━━━ RAW DATA
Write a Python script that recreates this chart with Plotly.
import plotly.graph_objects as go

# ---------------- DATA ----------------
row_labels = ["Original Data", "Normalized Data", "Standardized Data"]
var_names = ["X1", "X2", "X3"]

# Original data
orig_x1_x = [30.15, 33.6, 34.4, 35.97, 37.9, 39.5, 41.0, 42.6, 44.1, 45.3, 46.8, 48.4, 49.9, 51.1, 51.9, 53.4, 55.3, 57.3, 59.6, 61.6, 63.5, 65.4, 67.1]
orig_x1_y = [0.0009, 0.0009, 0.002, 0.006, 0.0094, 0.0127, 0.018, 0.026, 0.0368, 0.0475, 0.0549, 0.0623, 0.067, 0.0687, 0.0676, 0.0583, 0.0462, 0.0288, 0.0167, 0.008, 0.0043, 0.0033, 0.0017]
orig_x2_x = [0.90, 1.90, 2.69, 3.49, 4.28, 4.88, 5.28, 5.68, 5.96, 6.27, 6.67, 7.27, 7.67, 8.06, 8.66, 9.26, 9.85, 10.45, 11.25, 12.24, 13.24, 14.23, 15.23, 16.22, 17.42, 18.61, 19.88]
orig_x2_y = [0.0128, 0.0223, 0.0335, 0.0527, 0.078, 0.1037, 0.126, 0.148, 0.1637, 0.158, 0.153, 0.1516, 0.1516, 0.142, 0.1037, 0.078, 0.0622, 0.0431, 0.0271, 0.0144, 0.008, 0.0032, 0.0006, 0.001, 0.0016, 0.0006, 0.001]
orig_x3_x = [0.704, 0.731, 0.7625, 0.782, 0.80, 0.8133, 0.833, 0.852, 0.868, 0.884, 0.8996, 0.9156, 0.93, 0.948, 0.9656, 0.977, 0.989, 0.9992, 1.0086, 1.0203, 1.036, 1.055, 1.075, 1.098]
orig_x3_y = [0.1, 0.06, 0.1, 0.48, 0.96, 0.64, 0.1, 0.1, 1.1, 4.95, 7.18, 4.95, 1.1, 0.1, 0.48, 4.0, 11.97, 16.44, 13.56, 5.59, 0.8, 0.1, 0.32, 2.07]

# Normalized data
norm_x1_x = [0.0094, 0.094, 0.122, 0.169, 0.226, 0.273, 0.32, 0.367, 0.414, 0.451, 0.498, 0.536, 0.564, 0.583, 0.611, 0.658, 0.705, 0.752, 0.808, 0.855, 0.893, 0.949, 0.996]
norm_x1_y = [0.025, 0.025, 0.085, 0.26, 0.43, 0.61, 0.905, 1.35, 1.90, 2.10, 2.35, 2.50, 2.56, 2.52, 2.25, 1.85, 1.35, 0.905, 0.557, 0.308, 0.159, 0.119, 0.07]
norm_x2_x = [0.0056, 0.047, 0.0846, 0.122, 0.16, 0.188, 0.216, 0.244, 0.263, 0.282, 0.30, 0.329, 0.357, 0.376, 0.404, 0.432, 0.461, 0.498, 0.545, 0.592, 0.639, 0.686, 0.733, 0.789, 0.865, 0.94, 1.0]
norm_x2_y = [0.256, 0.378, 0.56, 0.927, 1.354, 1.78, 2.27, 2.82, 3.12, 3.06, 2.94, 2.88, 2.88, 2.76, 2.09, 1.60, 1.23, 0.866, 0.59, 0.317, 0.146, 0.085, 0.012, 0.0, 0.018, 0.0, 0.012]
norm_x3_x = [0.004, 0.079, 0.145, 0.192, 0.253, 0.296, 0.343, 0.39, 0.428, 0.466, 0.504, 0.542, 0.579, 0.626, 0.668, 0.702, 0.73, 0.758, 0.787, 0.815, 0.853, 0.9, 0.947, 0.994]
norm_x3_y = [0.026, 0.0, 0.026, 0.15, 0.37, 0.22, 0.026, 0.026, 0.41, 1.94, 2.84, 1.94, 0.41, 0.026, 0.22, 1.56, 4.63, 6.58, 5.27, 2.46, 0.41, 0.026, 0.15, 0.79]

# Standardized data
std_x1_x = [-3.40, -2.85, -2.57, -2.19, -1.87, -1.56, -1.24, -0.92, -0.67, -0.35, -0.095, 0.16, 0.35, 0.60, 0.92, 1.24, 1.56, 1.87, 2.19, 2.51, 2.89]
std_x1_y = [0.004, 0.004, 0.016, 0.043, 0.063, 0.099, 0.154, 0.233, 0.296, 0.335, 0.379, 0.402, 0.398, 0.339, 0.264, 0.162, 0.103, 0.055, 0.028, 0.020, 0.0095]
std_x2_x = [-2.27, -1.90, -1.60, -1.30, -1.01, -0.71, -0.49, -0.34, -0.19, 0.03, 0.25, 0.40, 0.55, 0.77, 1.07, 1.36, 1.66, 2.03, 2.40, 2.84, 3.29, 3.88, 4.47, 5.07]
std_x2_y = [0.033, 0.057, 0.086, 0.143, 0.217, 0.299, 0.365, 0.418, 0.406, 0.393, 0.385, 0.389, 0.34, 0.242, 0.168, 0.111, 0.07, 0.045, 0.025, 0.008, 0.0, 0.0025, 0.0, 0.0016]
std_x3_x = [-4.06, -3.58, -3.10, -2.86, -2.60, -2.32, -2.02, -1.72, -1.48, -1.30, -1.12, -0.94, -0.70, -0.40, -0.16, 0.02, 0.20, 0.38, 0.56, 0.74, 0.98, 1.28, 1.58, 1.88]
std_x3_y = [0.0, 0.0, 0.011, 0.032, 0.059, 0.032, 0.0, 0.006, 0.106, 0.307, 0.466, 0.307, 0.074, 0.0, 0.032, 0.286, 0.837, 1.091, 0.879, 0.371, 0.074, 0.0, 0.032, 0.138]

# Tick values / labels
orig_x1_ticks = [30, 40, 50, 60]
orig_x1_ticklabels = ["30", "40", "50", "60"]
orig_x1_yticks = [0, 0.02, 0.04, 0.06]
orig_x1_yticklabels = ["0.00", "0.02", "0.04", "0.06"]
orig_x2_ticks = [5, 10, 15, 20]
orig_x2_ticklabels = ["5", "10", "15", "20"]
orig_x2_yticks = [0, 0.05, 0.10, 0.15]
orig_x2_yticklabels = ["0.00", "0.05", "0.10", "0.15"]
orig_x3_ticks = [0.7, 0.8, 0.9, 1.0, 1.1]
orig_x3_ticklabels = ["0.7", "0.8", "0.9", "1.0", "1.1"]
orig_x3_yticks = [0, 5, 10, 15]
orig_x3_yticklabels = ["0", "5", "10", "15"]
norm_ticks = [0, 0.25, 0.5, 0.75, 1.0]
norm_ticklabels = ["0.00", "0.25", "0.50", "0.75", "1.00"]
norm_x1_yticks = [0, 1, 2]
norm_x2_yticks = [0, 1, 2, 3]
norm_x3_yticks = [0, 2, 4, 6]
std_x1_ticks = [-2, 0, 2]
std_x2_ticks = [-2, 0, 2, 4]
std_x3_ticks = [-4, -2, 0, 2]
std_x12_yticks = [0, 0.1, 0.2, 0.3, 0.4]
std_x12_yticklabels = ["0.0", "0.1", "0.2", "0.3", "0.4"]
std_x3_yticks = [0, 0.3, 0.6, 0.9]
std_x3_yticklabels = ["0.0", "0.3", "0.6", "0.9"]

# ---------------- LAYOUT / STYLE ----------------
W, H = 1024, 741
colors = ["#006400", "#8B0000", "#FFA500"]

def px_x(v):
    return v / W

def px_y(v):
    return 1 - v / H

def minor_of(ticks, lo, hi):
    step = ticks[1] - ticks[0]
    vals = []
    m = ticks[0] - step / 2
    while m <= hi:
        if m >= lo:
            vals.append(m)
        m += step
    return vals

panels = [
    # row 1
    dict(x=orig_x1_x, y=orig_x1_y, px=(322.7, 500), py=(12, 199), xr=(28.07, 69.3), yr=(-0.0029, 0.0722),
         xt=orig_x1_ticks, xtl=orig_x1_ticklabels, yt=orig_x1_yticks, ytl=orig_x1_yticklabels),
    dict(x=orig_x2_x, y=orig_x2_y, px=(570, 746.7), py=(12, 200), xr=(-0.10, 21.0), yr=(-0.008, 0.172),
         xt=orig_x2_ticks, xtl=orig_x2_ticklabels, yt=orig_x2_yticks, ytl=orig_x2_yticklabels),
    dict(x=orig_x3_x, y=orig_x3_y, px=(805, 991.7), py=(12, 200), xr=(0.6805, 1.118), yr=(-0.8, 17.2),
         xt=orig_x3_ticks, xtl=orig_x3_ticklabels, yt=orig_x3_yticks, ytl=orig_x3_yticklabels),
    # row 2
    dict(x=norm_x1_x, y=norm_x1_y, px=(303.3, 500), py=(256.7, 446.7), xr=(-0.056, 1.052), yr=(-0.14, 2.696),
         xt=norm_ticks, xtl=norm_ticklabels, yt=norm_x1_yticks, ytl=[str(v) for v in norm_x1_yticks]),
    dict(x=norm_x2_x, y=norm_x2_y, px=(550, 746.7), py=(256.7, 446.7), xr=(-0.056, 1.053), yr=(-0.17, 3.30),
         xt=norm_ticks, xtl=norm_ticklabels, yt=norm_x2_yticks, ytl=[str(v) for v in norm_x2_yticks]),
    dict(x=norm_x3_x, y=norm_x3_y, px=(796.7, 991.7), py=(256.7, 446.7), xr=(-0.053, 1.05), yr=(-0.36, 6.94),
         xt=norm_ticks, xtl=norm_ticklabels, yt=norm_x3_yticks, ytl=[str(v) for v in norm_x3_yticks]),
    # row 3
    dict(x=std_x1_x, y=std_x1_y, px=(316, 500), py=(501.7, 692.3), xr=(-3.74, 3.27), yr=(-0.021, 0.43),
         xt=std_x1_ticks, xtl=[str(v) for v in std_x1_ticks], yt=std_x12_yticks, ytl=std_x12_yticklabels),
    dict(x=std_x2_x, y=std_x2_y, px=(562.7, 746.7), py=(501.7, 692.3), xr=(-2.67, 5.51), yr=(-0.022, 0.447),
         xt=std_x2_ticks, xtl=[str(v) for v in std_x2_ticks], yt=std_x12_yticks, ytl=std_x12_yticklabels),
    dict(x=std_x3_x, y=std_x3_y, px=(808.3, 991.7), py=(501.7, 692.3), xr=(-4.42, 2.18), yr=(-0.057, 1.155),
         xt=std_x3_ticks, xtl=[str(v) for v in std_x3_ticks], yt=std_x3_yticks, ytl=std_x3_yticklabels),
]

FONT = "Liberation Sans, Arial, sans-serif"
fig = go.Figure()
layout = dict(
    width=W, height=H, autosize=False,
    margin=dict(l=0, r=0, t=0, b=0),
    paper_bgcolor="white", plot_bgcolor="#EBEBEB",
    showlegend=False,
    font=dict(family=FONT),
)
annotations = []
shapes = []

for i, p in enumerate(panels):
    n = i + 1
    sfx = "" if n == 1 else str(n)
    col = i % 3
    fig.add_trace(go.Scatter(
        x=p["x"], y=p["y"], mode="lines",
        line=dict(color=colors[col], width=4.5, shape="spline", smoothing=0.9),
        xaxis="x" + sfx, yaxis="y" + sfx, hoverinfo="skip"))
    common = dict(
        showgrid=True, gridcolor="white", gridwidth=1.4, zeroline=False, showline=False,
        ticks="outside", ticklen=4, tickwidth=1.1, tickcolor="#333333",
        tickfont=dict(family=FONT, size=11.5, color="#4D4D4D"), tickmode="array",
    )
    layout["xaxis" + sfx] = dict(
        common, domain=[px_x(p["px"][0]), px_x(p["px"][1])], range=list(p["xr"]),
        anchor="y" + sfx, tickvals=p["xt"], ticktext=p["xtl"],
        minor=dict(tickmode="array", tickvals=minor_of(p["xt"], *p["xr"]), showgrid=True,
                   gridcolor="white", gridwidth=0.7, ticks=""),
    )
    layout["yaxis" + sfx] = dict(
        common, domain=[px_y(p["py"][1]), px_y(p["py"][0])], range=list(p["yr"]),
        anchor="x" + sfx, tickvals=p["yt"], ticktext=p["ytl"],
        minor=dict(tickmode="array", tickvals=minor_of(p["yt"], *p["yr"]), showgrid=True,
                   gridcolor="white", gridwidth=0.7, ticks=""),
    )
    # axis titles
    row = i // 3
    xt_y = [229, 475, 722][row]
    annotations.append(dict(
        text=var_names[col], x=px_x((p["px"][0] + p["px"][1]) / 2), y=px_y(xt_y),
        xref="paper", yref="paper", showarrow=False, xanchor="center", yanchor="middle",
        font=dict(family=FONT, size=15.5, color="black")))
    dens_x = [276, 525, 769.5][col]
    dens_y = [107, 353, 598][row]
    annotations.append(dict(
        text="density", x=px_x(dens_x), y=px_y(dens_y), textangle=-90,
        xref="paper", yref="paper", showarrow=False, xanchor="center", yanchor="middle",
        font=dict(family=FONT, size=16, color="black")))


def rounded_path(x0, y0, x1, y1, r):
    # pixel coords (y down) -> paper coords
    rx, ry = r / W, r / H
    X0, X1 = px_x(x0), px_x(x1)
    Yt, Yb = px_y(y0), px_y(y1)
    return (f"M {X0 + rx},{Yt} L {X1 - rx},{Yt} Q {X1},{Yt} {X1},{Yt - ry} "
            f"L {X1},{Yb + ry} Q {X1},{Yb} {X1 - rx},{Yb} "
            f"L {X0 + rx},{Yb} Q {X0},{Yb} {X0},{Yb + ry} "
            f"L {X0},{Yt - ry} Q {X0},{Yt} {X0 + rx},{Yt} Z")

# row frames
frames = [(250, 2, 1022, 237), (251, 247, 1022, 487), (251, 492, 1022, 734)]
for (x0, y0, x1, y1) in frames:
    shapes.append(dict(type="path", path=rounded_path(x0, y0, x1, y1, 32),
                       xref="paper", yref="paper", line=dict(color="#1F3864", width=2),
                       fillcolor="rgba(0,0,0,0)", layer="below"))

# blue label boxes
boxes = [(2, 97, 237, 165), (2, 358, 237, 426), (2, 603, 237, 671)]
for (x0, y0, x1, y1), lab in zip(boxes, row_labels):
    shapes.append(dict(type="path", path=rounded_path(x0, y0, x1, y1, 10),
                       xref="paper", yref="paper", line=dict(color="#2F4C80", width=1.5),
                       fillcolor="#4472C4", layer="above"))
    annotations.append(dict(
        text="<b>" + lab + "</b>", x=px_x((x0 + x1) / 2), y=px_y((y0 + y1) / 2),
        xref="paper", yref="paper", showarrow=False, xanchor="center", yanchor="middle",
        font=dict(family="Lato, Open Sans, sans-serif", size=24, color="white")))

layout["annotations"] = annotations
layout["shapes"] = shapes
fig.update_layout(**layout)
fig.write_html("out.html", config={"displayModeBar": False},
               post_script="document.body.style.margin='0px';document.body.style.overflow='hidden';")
━━━━━━
*WHAT IS BEING ASKED*:
Exactly repeat the lines running from the top of the listing to the line bearing "0.1, 0.32, 2.07]", both of those lines included, and only them.

*FINAL ANSWER*:
Write a Python script that recreates this chart with Plotly.
import plotly.graph_objects as go

# ---------------- DATA ----------------
row_labels = ["Original Data", "Normalized Data", "Standardized Data"]
var_names = ["X1", "X2", "X3"]

# Original data
orig_x1_x = [30.15, 33.6, 34.4, 35.97, 37.9, 39.5, 41.0, 42.6, 44.1, 45.3, 46.8, 48.4, 49.9, 51.1, 51.9, 53.4, 55.3, 57.3, 59.6, 61.6, 63.5, 65.4, 67.1]
orig_x1_y = [0.0009, 0.0009, 0.002, 0.006, 0.0094, 0.0127, 0.018, 0.026, 0.0368, 0.0475, 0.0549, 0.0623, 0.067, 0.0687, 0.0676, 0.0583, 0.0462, 0.0288, 0.0167, 0.008, 0.0043, 0.0033, 0.0017]
orig_x2_x = [0.90, 1.90, 2.69, 3.49, 4.28, 4.88, 5.28, 5.68, 5.96, 6.27, 6.67, 7.27, 7.67, 8.06, 8.66, 9.26, 9.85, 10.45, 11.25, 12.24, 13.24, 14.23, 15.23, 16.22, 17.42, 18.61, 19.88]
orig_x2_y = [0.0128, 0.0223, 0.0335, 0.0527, 0.078, 0.1037, 0.126, 0.148, 0.1637, 0.158, 0.153, 0.1516, 0.1516, 0.142, 0.1037, 0.078, 0.0622, 0.0431, 0.0271, 0.0144, 0.008, 0.0032, 0.0006, 0.001, 0.0016, 0.0006, 0.001]
orig_x3_x = [0.704, 0.731, 0.7625, 0.782, 0.80, 0.8133, 0.833, 0.852, 0.868, 0.884, 0.8996, 0.9156, 0.93, 0.948, 0.9656, 0.977, 0.989, 0.9992, 1.0086, 1.0203, 1.036, 1.055, 1.075, 1.098]
orig_x3_y = [0.1, 0.06, 0.1, 0.48, 0.96, 0.64, 0.1, 0.1, 1.1, 4.95, 7.18, 4.95, 1.1, 0.1, 0.48, 4.0, 11.97, 16.44, 13.56, 5.59, 0.8, 0.1, 0.32, 2.07]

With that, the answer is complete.